Padova, il giallo dello studente morto il giorno prima della laurea. Il padre: «Non sono arrabbiato, provo vergogna come genitore»

Stefano Faggin lancia un appello agli altri genitori: «La sua morte ci deve insegnare a non caricare i figli con le nostre ambizioni»

«Intorno alle 22 ci ha detto che sarebbe andato con gli amici in un locale di Montegrotto per distrarsi, perché era un po’ teso per la laurea dell’indomani. In realtà abbiamo scoperto che il bar a quell’ora era già chiuso da un pezzo». Inizia così il racconto di Stefano Faggin, il padre del 26enne Riccardo che la scorsa notte è morto sul colpo dopo essersi schiantato con l’auto contro un albero. Il giorno dopo avrebbe dovuto discutere la sua tesi di laurea in infermieristica, secondo quanto aveva raccontato alla famiglia. In realtà era una bugia che portava avanti da mesi e che la stessa università di Padova, a cui era iscritto, ha smentito. «Riccardo è entrato in crisi con il lockdown, che ha coinciso con la decisione di cambiare cerchia di amici. Gli mancava un esame: Filosofia del nursering. È stato bocciato una prima volta, poi una seconda. Era come bloccato. Poi a primavera ci ha detto che era riuscito a superarlo e che finalmente poteva concentrarsi sulla tesi», spiega al Corriere della Sera il padre del 26enne. Da quello che aveva detto ai suoi genitori, la tesi sarebbe dovuta essere un’analisi sulla percezione del servizio sanitario da parte dei pazienti prima e dopo il Covid. Una tesi che Riccardo non ha mai voluto far leggere ai genitori con la scusa che dovesse essere una «sorpresa». «A questo punto non so neppure se quella tesi esista davvero. Non sono uno psicologo ma credo sia iniziato tutto così: una bugia innocente per gestire un momento di debolezza, seguita da un’altra, e poi un’altra. Fino a quando tornare indietro voleva dire rinnegare se stesso».

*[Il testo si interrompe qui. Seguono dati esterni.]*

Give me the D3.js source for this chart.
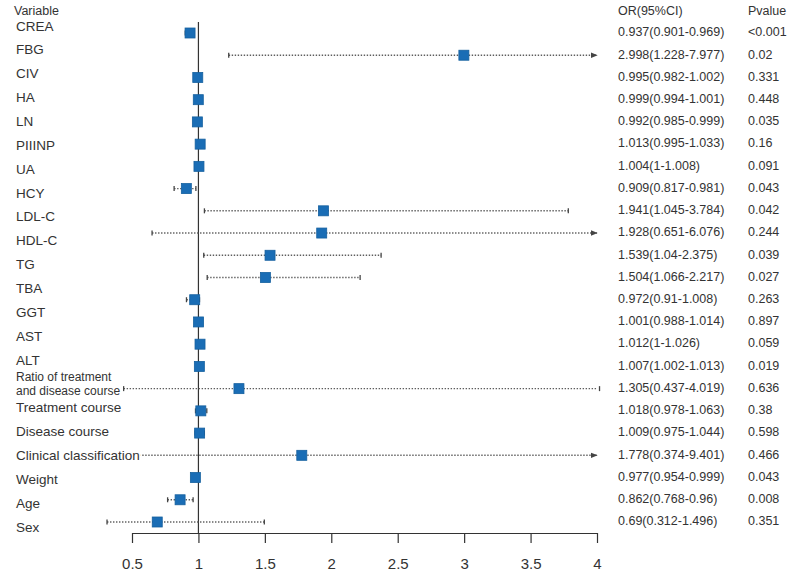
<!DOCTYPE html>
<html>
<head>
<meta charset="utf-8">
<script src="https://cdn.jsdelivr.net/npm/d3@7"></script>
<style>
  body { margin: 0; background: #fff; }
  svg { font-family: "Liberation Sans", Arial, sans-serif; }
</style>
</head>
<body>
<div id="chart"></div>
<script>

// variable names as printed on the left (22 of them, they do not line up 1:1 with the rows)
const labels = ['CREA', 'FBG', 'CIV', 'HA', 'LN', 'PIIINP', 'UA', 'HCY', 'LDL-C', 'HDL-C', 'TG', 'TBA',
  'GGT', 'AST', 'ALT', 'Ratio of treatment|and disease course', 'Treatment course', 'Disease course',
  'Clinical classification', 'Weight', 'Age', 'Sex']

// the 23 rows of estimates
const or = [0.937, 2.998, 0.995, 0.999, 0.992, 1.013, 1.004, 0.909, 1.941, 1.928, 1.539, 1.504,
  0.972, 1.001, 1.012, 1.007, 1.305, 1.018, 1.009, 1.778, 0.977, 0.862, 0.69]
const lower = [0.901, 1.228, 0.982, 0.994, 0.985, 0.995, 1, 0.817, 1.045, 0.651, 1.04, 1.066,
  0.91, 0.988, 1, 1.002, 0.437, 0.978, 0.975, 0.374, 0.954, 0.768, 0.312]
const upper = [0.969, 7.977, 1.002, 1.001, 0.999, 1.033, 1.008, 0.981, 3.784, 6.076, 2.375, 2.217,
  1.008, 1.014, 1.026, 1.013, 4.019, 1.063, 1.044, 9.401, 0.999, 0.96, 1.496]
const pvalues = ['<0.001', '0.02', '0.331', '0.448', '0.035', '0.16', '0.091', '0.043', '0.042', '0.244',
  '0.039', '0.027', '0.263', '0.897', '0.059', '0.019', '0.636', '0.38', '0.598', '0.466', '0.043',
  '0.008', '0.351']

const ticks = [0.5, 1, 1.5, 2, 2.5, 3, 3.5, 4]

const width = 800
const height = 580

const rows = or.map((d, i) => ({or: d, lo: lower[i], hi: upper[i], p: pvalues[i], i: i}))

const x = d3.scaleLinear().domain([0.5, 4]).range([132, 597])
const y = d3.scaleLinear().domain([0, rows.length - 1]).range([33, 522])
const yLab = d3.scalePoint().domain(labels).range([27, 528])

const axisY = 533
const boxSize = 10
const blue = '#1a6db5'
const grey = '#5e5e5e'
const textCol = '#333'

const svg = d3.select('#chart')
  .append('svg')
  .attr('width', width)
  .attr('height', height)

svg.append('defs').append('marker')
  .attr('id', 'arrow')
  .attr('viewBox', '0 0 10 10')
  .attr('refX', 9)
  .attr('refY', 5)
  .attr('markerWidth', 5)
  .attr('markerHeight', 5)
  .attr('orient', 'auto')
  .append('path')
  .attr('d', 'M0,1 L10,5 L0,9 z')
  .attr('fill', '#444')

// reference line at OR = 1
svg.append('line')
  .attr('x1', x(1)).attr('x2', x(1))
  .attr('y1', 22).attr('y2', axisY)
  .attr('stroke', '#333')
  .attr('stroke-width', 1.2)

// confidence intervals
const ci = svg.append('g')

ci.selectAll('line.ci')
  .data(rows)
  .enter()
  .append('line')
  .attr('class', 'ci')
  .attr('x1', d => x(d.lo))
  .attr('x2', d => x(Math.min(d.hi, 4)))
  .attr('y1', d => y(d.i))
  .attr('y2', d => y(d.i))
  .attr('stroke', grey)
  .attr('stroke-width', 1.4)
  .attr('stroke-dasharray', '1.4,1.6')
  .attr('marker-end', d => d.hi > 4.05 ? 'url(#arrow)' : null)

// end caps
const caps = []
rows.forEach(d => {
  caps.push({v: d.lo, i: d.i})
  if (d.hi <= 4.05) caps.push({v: d.hi, i: d.i})
})

ci.selectAll('line.cap')
  .data(caps)
  .enter()
  .append('line')
  .attr('class', 'cap')
  .attr('x1', d => x(d.v)).attr('x2', d => x(d.v))
  .attr('y1', d => y(d.i) - 2.5)
  .attr('y2', d => y(d.i) + 2.5)
  .attr('stroke', '#444')
  .attr('stroke-width', 1.3)

// estimates
svg.append('g')
  .selectAll('rect')
  .data(rows)
  .enter()
  .append('rect')
  .attr('x', d => x(d.or) - boxSize / 2)
  .attr('y', d => y(d.i) - boxSize / 2)
  .attr('width', boxSize)
  .attr('height', boxSize)
  .attr('fill', blue)
  .attr('stroke', '#15609f')
  .attr('stroke-width', 0.8)

// x axis
const axis = svg.append('g')
  .attr('transform', `translate(0,${axisY})`)
  .call(d3.axisBottom(x).tickValues(ticks).tickFormat(d3.format('~g')).tickSize(10).tickSizeOuter(0).tickPadding(15))

axis.select('.domain').attr('stroke', '#333').attr('stroke-width', 1.2)
axis.selectAll('.tick line').attr('stroke', '#333').attr('stroke-width', 1.2)
axis.selectAll('.tick text')
  .attr('fill', textCol)
  .style('font-size', '15px')

// left labels
svg.append('text')
  .attr('x', 14)
  .attr('y', 12)
  .attr('dominant-baseline', 'middle')
  .attr('fill', textCol)
  .style('font-size', '12.5px')
  .text('Variable')

const lab = svg.append('g')
  .selectAll('text')
  .data(labels)
  .enter()
  .append('text')
  .attr('x', 16)
  .attr('y', d => yLab(d))
  .attr('dominant-baseline', 'middle')
  .attr('fill', textCol)
  .attr('stroke', '#fff')
  .attr('stroke-width', 4)
  .attr('paint-order', 'stroke')
  .style('font-size', d => d.includes('|') ? '12px' : '13.5px')

lab.filter(d => !d.includes('|')).text(d => d)

lab.filter(d => d.includes('|'))
  .selectAll('tspan')
  .data(d => d.split('|'))
  .enter()
  .append('tspan')
  .attr('x', 16)
  .attr('dy', (d, i) => i === 0 ? '-0.6em' : '1.2em')
  .text(d => d)

// right columns
const orX = 618
const pX = 748

svg.append('text')
  .attr('x', orX).attr('y', 12)
  .attr('dominant-baseline', 'middle')
  .attr('fill', textCol)
  .style('font-size', '12.5px')
  .text('OR(95%CI)')

svg.append('text')
  .attr('x', pX).attr('y', 12)
  .attr('dominant-baseline', 'middle')
  .attr('fill', textCol)
  .style('font-size', '12.5px')
  .text('Pvalue')

svg.append('g')
  .selectAll('text')
  .data(rows)
  .enter()
  .append('text')
  .attr('x', orX)
  .attr('y', d => y(d.i))
  .attr('dominant-baseline', 'middle')
  .attr('fill', textCol)
  .style('font-size', '12.5px')
  .text(d => `${d.or}(${d.lo}-${d.hi})`)

svg.append('g')
  .selectAll('text')
  .data(rows)
  .enter()
  .append('text')
  .attr('x', pX)
  .attr('y', d => y(d.i))
  .attr('dominant-baseline', 'middle')
  .attr('fill', textCol)
  .style('font-size', '12.5px')
  .text(d => d.p)

</script>
</body>
</html>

«Mi sento la responsabilità addosso»

Stefano riferisce che Riccardo non si era confidato con nessuno, neanche con gli amici, che infatti pare fossero convinti che la laurea ci sarebbe stata. «Non sono arrabbiato con mio figlio, non gliene faccio una colpa per non aver saputo gestire le sue debolezze. La responsabilità, semmai, me la sento addosso». E aggiunge: «Provo vergogna come genitore, e non faccio che ripetermi che vorrei essere un po’ più stupido per non ritrovarmi a riflettere sui miei sbagli, a ragionare sul fatto che forse avrei potuto incidere di più sulle sue scelte». Infine, lancia un appello agli altri genitori. «Voglio pensare che la sua morte possa insegnare comunque qualcosa ad altri genitori: con l’impegno di tutti si può proteggere anche chi è fragile, evitando di caricare i nostri figli, anche inconsapevolmente, delle nostre aspettative e ambizioni. Perché a volte, la paura di deluderci può diventare un peso insopportabile».